L&O True Crime consegue estabelecer um clima de mistério e a gente quer saber como tudo ocorreu, mas depois de American Crime Story fica difícil não comparar as duas, especialmente porque a ideia da série é a mesma. Talvez o que enfraqueça a produção seja o medo do canal ou dos roteiristas em levar um processo nas costas, já que eles insistem em dizer que a obra se utiliza do caso real, mas que podem mostrar situações inventadas, o que quebra o ritmo. E se na série de O.J. Simpson tudo parecia quase documental, em L&O True Crime nós conseguimos nos distanciar. A forma como eles contam os fatos também soa um pouco datada demais, como se estivéssemos vendo um episódio qualquer de Law & Order. Mesmo assim, o caso é bom e a historia se sustenta por ela mesma. Basta que os roteiristas saibam contá-la.
The Gifted (FOX)
Minha preguiça com séries de super-heróis e mutantes sumiu logo nos primeiros minutos de The Gifted. Ambientada no universo dos X-Men, a trama gira em torno da família Strucker, cuja vida vira uma luta pela sobrevivência após a descoberta de que os filhos adolescentes são mutantes em um período político complicado para pessoas com superpoderes. Para piorar, o pai dos jovens trabalha caçando mutantes e precisa rever os próprios conceitos quando os filhos começam a ser caçados.
A série não mostra muita novidade em relação a inúmeras histórias parecidas e nem traz o visual impressionante de Legion, outra série da FOX do mesmo universo, mas, mesmo sem originalidade, The Gifted consegue criar um clima interessante e encontra força em seus personagens, todos facilmente empáticos. O clichê, quando bem trabalhado, pode oferecer uma história irresistível. Todas as tramas e subtramas têm ritmo, empurram a narrativa para a frente e deixam o público ansioso.
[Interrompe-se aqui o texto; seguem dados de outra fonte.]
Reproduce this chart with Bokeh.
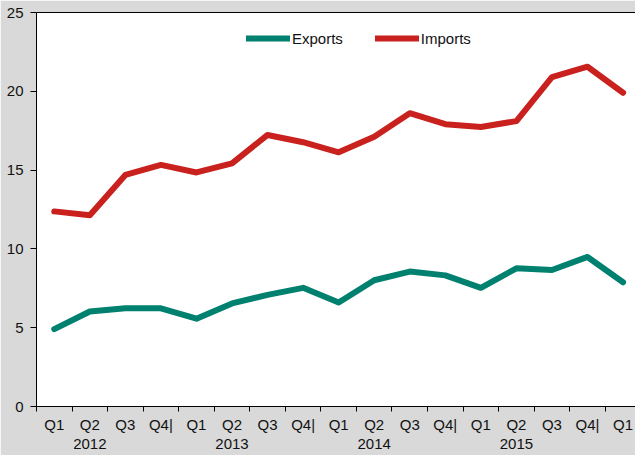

A estreia, aliás, termina com um ótimo gancho e o episódio jamais soa cansativo. O primeiro episódio foi dirigido por Bryan Singer (que assinou os longas dos X-Men) e traz cenas cinematográficas, como as aranhas sentinelas ou a explosão no colégio. Ainda é cedo para dizer se a série vai vingar ou não, mas o primeiro episódio consegue deixar tudo bastante curioso.